▸ **Written instruction**
Pictures stay out. Extract the lines below from the first one through the line with "const width = 612, height = 565;", both included.

------------------------------------------------------------------------

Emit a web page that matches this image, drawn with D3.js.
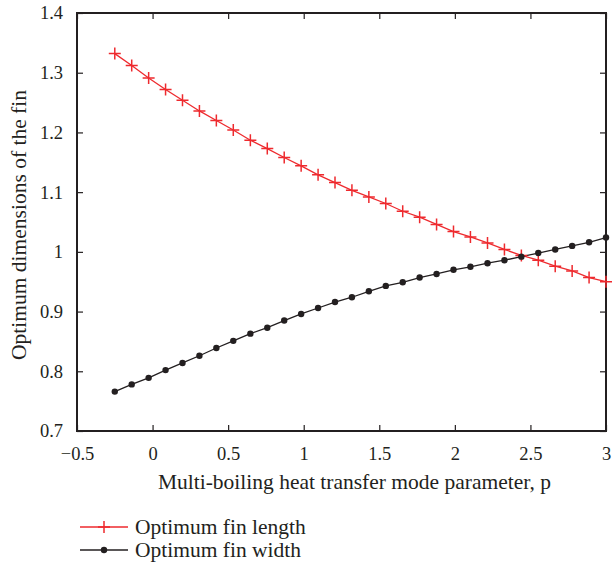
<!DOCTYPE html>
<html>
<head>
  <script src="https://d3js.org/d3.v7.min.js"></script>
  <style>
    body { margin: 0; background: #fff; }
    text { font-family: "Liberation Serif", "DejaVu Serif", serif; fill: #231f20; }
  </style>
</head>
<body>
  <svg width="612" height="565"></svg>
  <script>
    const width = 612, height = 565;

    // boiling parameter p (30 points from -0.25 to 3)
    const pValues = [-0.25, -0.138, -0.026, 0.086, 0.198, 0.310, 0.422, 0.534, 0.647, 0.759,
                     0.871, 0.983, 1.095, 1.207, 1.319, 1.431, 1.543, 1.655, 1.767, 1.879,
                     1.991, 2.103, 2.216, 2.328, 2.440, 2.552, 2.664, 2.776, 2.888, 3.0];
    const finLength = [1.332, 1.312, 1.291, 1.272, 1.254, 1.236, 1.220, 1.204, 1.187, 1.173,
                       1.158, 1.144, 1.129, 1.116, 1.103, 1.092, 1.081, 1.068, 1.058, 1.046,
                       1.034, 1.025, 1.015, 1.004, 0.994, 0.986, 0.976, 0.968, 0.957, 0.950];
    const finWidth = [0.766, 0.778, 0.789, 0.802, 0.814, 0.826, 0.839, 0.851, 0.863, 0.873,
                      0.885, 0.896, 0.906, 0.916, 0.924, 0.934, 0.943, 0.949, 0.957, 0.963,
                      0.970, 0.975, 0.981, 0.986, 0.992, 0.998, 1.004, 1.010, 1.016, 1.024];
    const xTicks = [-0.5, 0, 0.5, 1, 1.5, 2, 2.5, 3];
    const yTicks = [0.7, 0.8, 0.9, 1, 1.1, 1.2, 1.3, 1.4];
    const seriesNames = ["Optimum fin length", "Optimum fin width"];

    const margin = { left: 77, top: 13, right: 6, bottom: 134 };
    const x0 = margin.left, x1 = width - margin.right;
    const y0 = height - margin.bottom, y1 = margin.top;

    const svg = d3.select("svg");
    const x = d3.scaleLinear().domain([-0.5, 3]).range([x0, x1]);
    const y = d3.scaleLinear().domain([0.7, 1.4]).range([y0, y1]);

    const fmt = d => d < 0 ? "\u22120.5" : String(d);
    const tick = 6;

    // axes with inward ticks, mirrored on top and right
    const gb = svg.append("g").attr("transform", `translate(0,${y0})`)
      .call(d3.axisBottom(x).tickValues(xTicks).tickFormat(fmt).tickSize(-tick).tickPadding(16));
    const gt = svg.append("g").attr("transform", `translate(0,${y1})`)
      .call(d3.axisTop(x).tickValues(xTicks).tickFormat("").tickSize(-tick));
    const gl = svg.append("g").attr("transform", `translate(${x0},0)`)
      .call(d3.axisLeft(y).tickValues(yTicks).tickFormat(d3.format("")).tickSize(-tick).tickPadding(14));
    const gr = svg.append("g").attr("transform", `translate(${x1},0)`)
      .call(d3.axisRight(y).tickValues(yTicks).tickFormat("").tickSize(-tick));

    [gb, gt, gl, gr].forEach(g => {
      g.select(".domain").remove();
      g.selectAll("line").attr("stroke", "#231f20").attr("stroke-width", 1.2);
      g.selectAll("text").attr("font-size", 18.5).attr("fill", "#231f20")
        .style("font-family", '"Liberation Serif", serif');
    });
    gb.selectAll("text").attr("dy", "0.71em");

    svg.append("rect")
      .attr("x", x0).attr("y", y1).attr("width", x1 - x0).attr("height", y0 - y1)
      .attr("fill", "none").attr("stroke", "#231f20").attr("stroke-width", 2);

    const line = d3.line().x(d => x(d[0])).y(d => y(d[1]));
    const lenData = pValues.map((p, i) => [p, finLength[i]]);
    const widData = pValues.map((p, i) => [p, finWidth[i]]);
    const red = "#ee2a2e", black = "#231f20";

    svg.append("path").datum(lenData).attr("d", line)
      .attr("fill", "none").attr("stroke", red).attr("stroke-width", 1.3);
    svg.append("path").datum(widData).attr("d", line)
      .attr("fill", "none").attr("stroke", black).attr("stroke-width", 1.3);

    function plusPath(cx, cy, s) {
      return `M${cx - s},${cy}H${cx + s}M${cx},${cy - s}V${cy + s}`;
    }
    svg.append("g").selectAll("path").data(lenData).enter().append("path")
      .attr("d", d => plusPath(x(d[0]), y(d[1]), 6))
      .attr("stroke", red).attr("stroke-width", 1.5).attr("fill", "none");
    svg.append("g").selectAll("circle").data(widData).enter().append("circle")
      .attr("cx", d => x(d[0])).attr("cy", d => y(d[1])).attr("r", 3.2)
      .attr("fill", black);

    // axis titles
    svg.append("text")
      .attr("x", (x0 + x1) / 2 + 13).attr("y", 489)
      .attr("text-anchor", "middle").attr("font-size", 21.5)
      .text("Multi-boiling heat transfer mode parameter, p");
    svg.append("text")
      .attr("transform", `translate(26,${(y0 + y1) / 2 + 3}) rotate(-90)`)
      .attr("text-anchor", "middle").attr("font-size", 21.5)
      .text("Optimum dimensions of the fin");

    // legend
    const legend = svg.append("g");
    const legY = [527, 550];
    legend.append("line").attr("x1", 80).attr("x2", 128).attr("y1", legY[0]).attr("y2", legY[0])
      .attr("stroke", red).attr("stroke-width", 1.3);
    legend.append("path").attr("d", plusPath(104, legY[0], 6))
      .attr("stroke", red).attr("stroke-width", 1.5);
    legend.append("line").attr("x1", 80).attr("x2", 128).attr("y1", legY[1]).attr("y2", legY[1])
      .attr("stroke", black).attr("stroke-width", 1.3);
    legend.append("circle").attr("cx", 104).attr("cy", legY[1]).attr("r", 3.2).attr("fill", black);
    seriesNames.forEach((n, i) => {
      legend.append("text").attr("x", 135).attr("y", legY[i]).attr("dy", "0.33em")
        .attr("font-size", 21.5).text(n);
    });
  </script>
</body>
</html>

------------------------------------------------------------------------

▸ **Task output**
Emit a web page that matches this image, drawn with D3.js.
<!DOCTYPE html>
<html>
<head>
  <script src="https://d3js.org/d3.v7.min.js"></script>
  <style>
    body { margin: 0; background: #fff; }
    text { font-family: "Liberation Serif", "DejaVu Serif", serif; fill: #231f20; }
  </style>
</head>
<body>
  <svg width="612" height="565"></svg>
  <script>
    const width = 612, height = 565;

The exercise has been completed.